Work at the Ford Component Manufacturing plant started earlier this month and saw production of high-volume parts switch from the firm’s Hebburn factory.

However, the £1m invested in the new plant and the 15 new jobs created there, form just a part of the company’s growth plans this year.

The group also plans to invest a further £200,000 this year in installing a new line at the North Tyneside factory for the treatment of aerospace parts. This will include specialist treatments which are currently outsourced by Ford, with the company aiming to cater for its fellow prime suppliers to the aerospace market that also outsource elsewhere.

The group will also invest £350,000 over the next 12 months at its Hebburn facility to install new equipment to help take the company into new markets.

Such machinery includes break presses which would enable to the group to produce bent as well as flat components – something which would grow its appeal in several of its core markets including earth-moving vehicles and automotives.

Having had its high volume work moved to North Tyneside, the Hebburn facility will now concentrate on low to medium volume manufacture and laser.

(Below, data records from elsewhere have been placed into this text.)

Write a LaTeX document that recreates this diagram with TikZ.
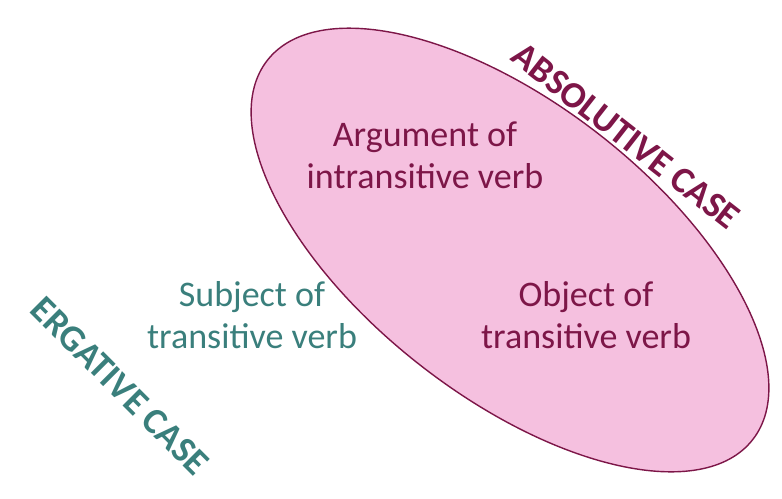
\documentclass[tikz,border=0pt]{standalone}
\usepackage{fontspec}
\setmainfont{Carlito}
\usetikzlibrary{positioning}
\definecolor{pinkfill}{HTML}{F5C0DF}
\definecolor{maroon}{HTML}{7D1648}
\definecolor{tealtext}{HTML}{3A7F7C}
\tikzset{
  role/.style={align=center,font=\fontsize{20.5}{24}\selectfont},
  casename/.style={font=\fontsize{21}{24}\selectfont\bfseries}
}
\begin{document}
\begin{tikzpicture}[x=0.02cm,y=-0.02cm]
\useasboundingbox (0,0) rectangle (782,498);
\draw[maroon,thick,fill=pinkfill,rotate around={-38:(510,250)}] (510,250) ellipse (308 and 146);
\node[role,text=maroon] (argument) at (425,155) {Argument of\\intransitive verb};
\node[role,text=maroon] (object) at (586,315) {Object of\\transitive verb};
\node[role,text=tealtext] (subject) at (252,315) {Subject of\\transitive verb};
\node[casename,text=maroon,rotate=-38] (absolutive) at (626,136) {ABSOLUTIVE CASE};
\node[casename,text=tealtext,rotate=-45] (ergative) at (120,386) {ERGATIVE CASE};
\end{tikzpicture}
\end{document}
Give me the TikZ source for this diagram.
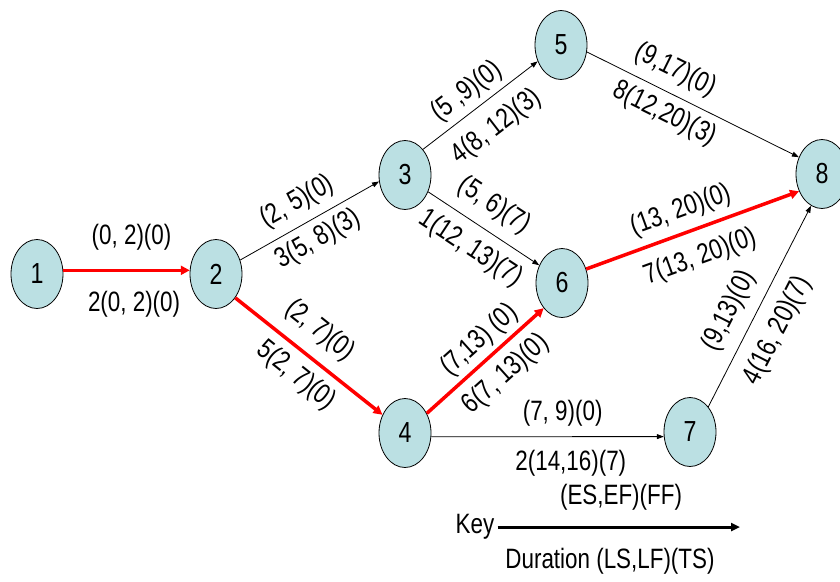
\documentclass[tikz,border=0pt]{standalone}
\usepackage{fontspec}
\setmainfont{Liberation Sans}[FakeStretch=0.8]
\usetikzlibrary{arrows.meta,shapes.geometric}
\definecolor{nodefill}{RGB}{187,224,227}
\begin{document}
\begin{tikzpicture}[x=1pt,y=-1pt,
  ev/.style={ellipse, draw=black, line width=0.8pt, fill=nodefill, minimum width=52pt, minimum height=69pt, inner sep=0pt, font=\fontsize{29}{31}\selectfont},
  crit/.style={draw=red, line width=3.5pt, -{Triangle[length=9pt,width=9pt]}},
  norm/.style={draw=black, line width=0.8pt, -{Triangle[length=7pt,width=5pt]}},
  lab/.style={sloped, inner sep=0pt, font=\fontsize{28}{30}\selectfont},
  keytxt/.style={inner sep=0pt, font=\fontsize{28}{30}\selectfont},
]
\useasboundingbox (0,0) rectangle (840,581);
\node[ev] (n1) at (37,274) {1};
\node[ev] (n2) at (216,274) {2};
\node[ev] (n3) at (405,175) {3};
\node[ev] (n4) at (405,433) {4};
\node[ev] (n5) at (561,45) {5};
\node[ev] (n6) at (562,283) {6};
\node[ev] (n7) at (690,432) {7};
\node[ev] (n8) at (822,174) {8};

\draw[crit] (n1.8) -- (n2.172)
  node[lab,pos=.54,above=33pt,anchor=center]{(0, 2)(0)}
  node[lab,pos=.56,below=34pt,anchor=center]{2(0, 2)(0)};
\draw[norm] (n2.30) -- (n3.194)
  node[lab,pos=.49,above=22.5pt,anchor=center]{(2, 5)(0)}
  node[lab,pos=.49,below=20.5pt,anchor=center]{3(5, 8)(3)};
\draw[crit] (n2.-51) -- (n4.141)
  node[lab,pos=.46,above=27pt,anchor=center]{(2, 7)(0)}
  node[lab,pos=.51,below=23pt,anchor=center]{5(2, 7)(0)};
\draw[norm] (n3.55) -- (n5.215)
  node[lab,pos=.485,above=19pt,anchor=center]{(5 ,9)(0)}
  node[lab,pos=.50,below=27pt,anchor=center]{4(8, 12)(3)};
\draw[norm] (n3.-36) -- (n6.142)
  node[lab,pos=.47,above=25pt,anchor=center]{(5, 6)(7)}
  node[lab,pos=.50,below=24pt,anchor=center]{1(12, 13)(7)};
\draw[crit] (n4.42) -- (n6.234)
  node[lab,pos=.56,above=19pt,anchor=center]{(7,13) (0)}
  node[lab,pos=.54,below=24pt,anchor=center]{6(7, 13)(0)};
\draw[norm] (n4.-8) -- (n7.190)
  node[lab,pos=.565,above=23pt,anchor=center]{(7, 9)(0)}
  node[lab,pos=.60,below=27pt,anchor=center]{2(14,16)(7)};
\draw[norm] (n5.-15) -- (n8.144)
  node[lab,pos=.37,above=23pt,anchor=center]{(9,17)(0)}
  node[lab,pos=.41,below=21pt,anchor=center]{8(12,20)(3)};
\draw[crit] (n6.30) -- (n8.217)
  node[lab,pos=.48,above=22.5pt,anchor=center]{(13, 20)(0)}
  node[lab,pos=.49,below=28pt,anchor=center]{7(13, 20)(0)};
\draw[norm] (n7.54) -- (n8.251)
  node[lab,pos=.42,above=25pt,anchor=center]{(9,13)(0)}
  node[lab,pos=.44,below=27pt,anchor=center]{4(16, 20)(7)};

\node[keytxt] (key) at (475,527) {Key};
\node[keytxt] (es) at (621,497) {(ES,EF)(FF)};
\node[keytxt] (dur) at (610,561) {Duration (LS,LF)(TS)};
\coordinate (keyend) at (740,527);
\draw[line width=3pt, -{Triangle[length=9pt,width=8pt]}] ([xshift=3pt]key.east) -- (keyend |- key.east);
\end{tikzpicture}
\end{document}
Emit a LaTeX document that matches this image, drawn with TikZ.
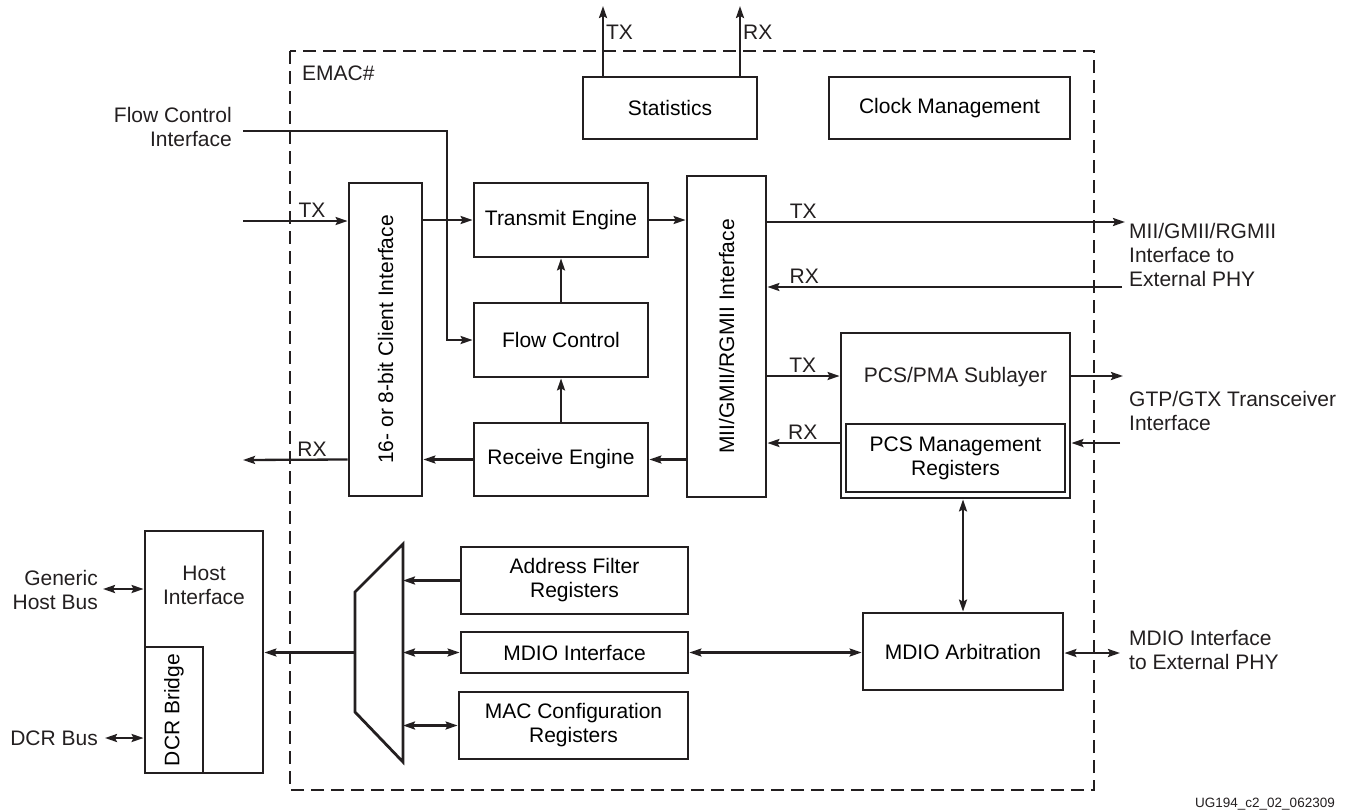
\documentclass[tikz,border=0pt]{standalone}
\usepackage{fontspec}
\setmainfont{Liberation Sans}
\usepackage{graphicx}
\usetikzlibrary{arrows.meta,positioning,calc}
\definecolor{ink}{RGB}{35,31,32}
\tikzset{
  >={Stealth[length=12pt,width=8pt,inset=2pt]},
  blk/.style={rectangle,draw=ink,line width=2.8pt,inner sep=0pt,align=center},
  txt/.style={text=ink,inner sep=0pt,align=center},
  lbl/.style={text=ink,inner sep=2pt},
  sig/.style={->,draw=ink,line width=2.3pt},
  bus/.style={<->,draw=ink,line width=2.3pt},
  frame/.style={draw=ink,line width=2.6pt,dash pattern=on 13pt off 7pt}
}

\begin{document}
\begin{tikzpicture}[x=1pt,y=-1pt,font=\fontsize{21}{24}\selectfont]
    \useasboundingbox (0,0) rectangle (1349,811);

    % EMAC frame
    \draw[frame] (290,51) rectangle (1094,790);
    \node[txt,anchor=west] (emac) at (302,73) {EMAC\#};

    % top blocks
    \node[blk,minimum width=174,minimum height=62] (stats) at (670,108) {Statistics};
    \node[blk,minimum width=241,minimum height=62] (clock) at (949.5,108) {Clock Management};

    % client side
    \node[blk,minimum width=73,minimum height=313] (client) at (385.5,339.5)
      {\rotatebox{90}{16- or 8-bit Client Interface}};
    \node[blk,minimum width=174,minimum height=74] (txe) at (561,220) {Transmit Engine};
    \node[blk,minimum width=174,minimum height=74] (fc) at (561,340) {Flow Control};
    \node[blk,minimum width=174,minimum height=73] (rxe) at (561,459.5) {Receive Engine};
    \node[blk,minimum width=79,minimum height=321] (mii) at (726.5,336.5)
      {\rotatebox{90}{MII/GMII/RGMII Interface}};

    % PCS/PMA
    \node[blk,minimum width=229,minimum height=165] (pcs) at (955.5,415.5) {};
    \node[txt] (pcslbl) at (955.5,377) {PCS/PMA Sublayer};
    \node[blk,minimum width=219,minimum height=68] (pcsm) at (955.5,458)
      {PCS Management\\Registers};

    % management side
    \node[blk,minimum width=227,minimum height=67] (addr) at (574.5,580.5)
      {Address Filter\\Registers};
    \node[blk,minimum width=227,minimum height=41] (mdioi) at (574.5,652.5) {MDIO Interface};
    \node[blk,minimum width=229,minimum height=67] (macc) at (573.5,725.5)
      {MAC Configuration\\Registers};
    \node[blk,minimum width=200,minimum height=77] (arb) at (963,651.5) {MDIO Arbitration};

    % host
    \node[blk,minimum width=118,minimum height=242] (host) at (204,652) {};
    \node[txt] (hostlbl) at (204,585) {Host\\Interface};
    \node[blk,minimum width=58,minimum height=126] (dcr) at (174,710)
      {\rotatebox{90}{DCR Bridge}};

    % mux
    \coordinate (mxtl) at (355,592);
    \coordinate (mxtr) at (403,544);
    \coordinate (mxbr) at (403,762);
    \coordinate (mxbl) at (355,712);
    \draw[draw=ink,line width=2.8pt,line join=miter] (mxtl) -- (mxtr) -- (mxbr) -- (mxbl) -- cycle;

    % free ends
    \coordinate (stx) at (603,6);
    \coordinate (srx) at (740,6);
    \coordinate (fcin) at (243,131);
    \coordinate (fcbend) at (447,131);
    \coordinate (txin) at (243,221);
    \coordinate (rxout) at (243,460);
    \coordinate (miitx) at (1125,222);
    \coordinate (miirx) at (1122,287);
    \coordinate (gtpout) at (1123,376);
    \coordinate (gtpin) at (1120,443);
    \coordinate (mdioext) at (1120,653);
    \coordinate (ghb) at (103,589);
    \coordinate (dcrb) at (105,738);

    % outside texts
    \node[txt,align=right,anchor=east] (fclbl) at (232,127) {Flow Control\\Interface};
    \node[txt,align=left,anchor=west] (miiext) at (1129,255) {MII/GMII/RGMII\\Interface to\\External PHY};
    \node[txt,align=left,anchor=west] (gtplbl) at (1129,411) {GTP/GTX Transceiver\\Interface};
    \node[txt,align=left,anchor=west] (mdiolbl) at (1129,650) {MDIO Interface\\to External PHY};
    \node[txt,align=right,anchor=east] (ghblbl) at (98,590) {Generic\\Host Bus};
    \node[txt,align=right,anchor=east] (dcrlbl) at (98,738) {DCR Bus};
    \node[txt,anchor=east,font=\fontsize{13.5}{16}\selectfont] (fig) at (1335,804) {UG194\_c2\_02\_062309};

    % statistics outputs
    \draw[sig] (stx |- stats.north) -- (stx) node[lbl,right,pos=0.62] {TX};
    \draw[sig] (srx |- stats.north) -- (srx) node[lbl,right,pos=0.62] {RX};

    % client datapath
    \draw[sig] (fcin) -- (fcbend) |- (fc.west);
    \draw[sig] (txin) -- (txin -| client.west) node[lbl,above,pos=0.66] {TX};
    \draw[sig] (client.east |- txe.west) -- (txe.west);
    \draw[sig] (txe.east) -- (txe.east -| mii.west);
    \draw[sig] (fc.north) -- (txe.south);
    \draw[sig] (rxe.north) -- (fc.south);
    \draw[sig] (rxe.west) -- (rxe.west -| client.east);
    \draw[sig] (mii.west |- rxe.east) -- (rxe.east);
    \draw[sig] (client.west |- rxe.west) -- (rxout) node[lbl,above,pos=0.34] {RX};

    % PHY side
    \draw[sig] (mii.east |- miitx) -- (miitx) node[lbl,above,pos=0.10] {TX};
    \draw[sig] (miirx) -- (miirx -| mii.east) node[lbl,above,pos=0.896] {RX};
    \draw[sig] (mii.east |- gtpout) -- (gtpout -| pcs.west) node[lbl,above,pos=0.49] {TX};
    \draw[sig] (gtpin -| pcs.west) -- (gtpin -| mii.east) node[lbl,above,pos=0.51] {RX};
    \draw[sig] (pcs.east |- gtpout) -- (gtpout);
    \draw[sig] (gtpin) -- (gtpin -| pcs.east);

    % management
    \draw[bus] (arb.north |- pcs.south) -- (arb.north);
    \draw[bus] (mdioi.east) -- (arb.west |- mdioi.east);
    \draw[bus] (arb.east |- mdioext) -- (mdioext);
    \draw[sig] (addr.west) -- (addr.west -| mxtr);
    \draw[bus] (mdioi.west -| mxtr) -- (mdioi.west);
    \draw[bus] (macc.west -| mxtr) -- (macc.west);
    \draw[sig] (mdioi.west -| mxtl) -- (mdioi.west -| host.east);
    \draw[bus] (ghb) -- (ghb -| host.west);
    \draw[bus] (dcrb) -- (dcrb -| dcr.west);

\end{tikzpicture}
\end{document}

“We plan to widen the capability in Hebburn by investing in new equipment with capabilities for things we don’t do at the moment,” owner Geoff Ford told BQ. “It’s the classic one-stop shop idea. The more we have to offer, the more they’ll buy from us,” he added.

Meanwhile, changes are also afoot at the group’s aerospace HQ at Tyne Dock, South Shields. Having moved certain presses from there to Hebburn to fill the void created by the North Tyneside plant, the company will use this site to form the basis of a major new apprenticeship scheme.

A collaboration between Ford, South Tyneside College and training firm TDR (Training & Development Resource) will see the Tyne Dock plant become a training academy which Geoff Ford believes will put up to 50 apprentices on the path to a career each year.

“The final piece of the jigsaw is to establish a Ford engineering academy at Tyne Dock which will be run by our good friends South Tyneside College and TDR to train engineering apprentices for the foreseeable future,” he told assembled business leaders yesterday. “We at Ford are utterly determined to play our role to the full in helping the North East to lead the UK out of recession which I believe we can do through manufacturing export.”

In all, Ford expects the company to add 90 new staff to its 160-strong workforce this year – 15 initially at the North Tyneside plant and a further 75 across the group through its various expansion plans.

Opportunities overseas are also growing. The company will soon appoint its fourth agent in China and has recently appointed new agents in Italy, Brazil and South Africa while it is also keen to tap into the Turkish market. “It’s a market well worth looking at,” said Ford. “Turkish industry is very similar to the UK and it’s emerging, which really gives us something to go at.”

Initially 25 staff will work at the North Tyneside site at Silver Fox Way, New York Industrial Estate, producing an estimated 40 million parts per year.

Precision pressing and metal treatments, including components made durable and anti-corrosive using a phosphating treatments line – a first for the company – will be carried out there.

It will largely supply Freudenberg, which develops and manufactures seals, vibration control technology components, filters, non-wovens, surface treatment products and other technologies.

A key feature of the new plant is a sophisticated phosphate treatment line where precision pressed parts are given a final chemical finish and seal.

“The borough represents some of the best opportunities for inward investment and development in the UK,” Elected Mayor Linda Arkley said at the plant’s official launch yesterday. “Ford’s investment of up to £1m in this factory reinforces the appetite for businesses to do business here,” she added.

Ford specialises in presswork, from washers to complex parts, requiring the latest in progression tooling. Its products are used in railway rolling stock, heavy earth-moving equipment, HGVs, power generation, construction, mining, material handling, electronics and agricultural equipment.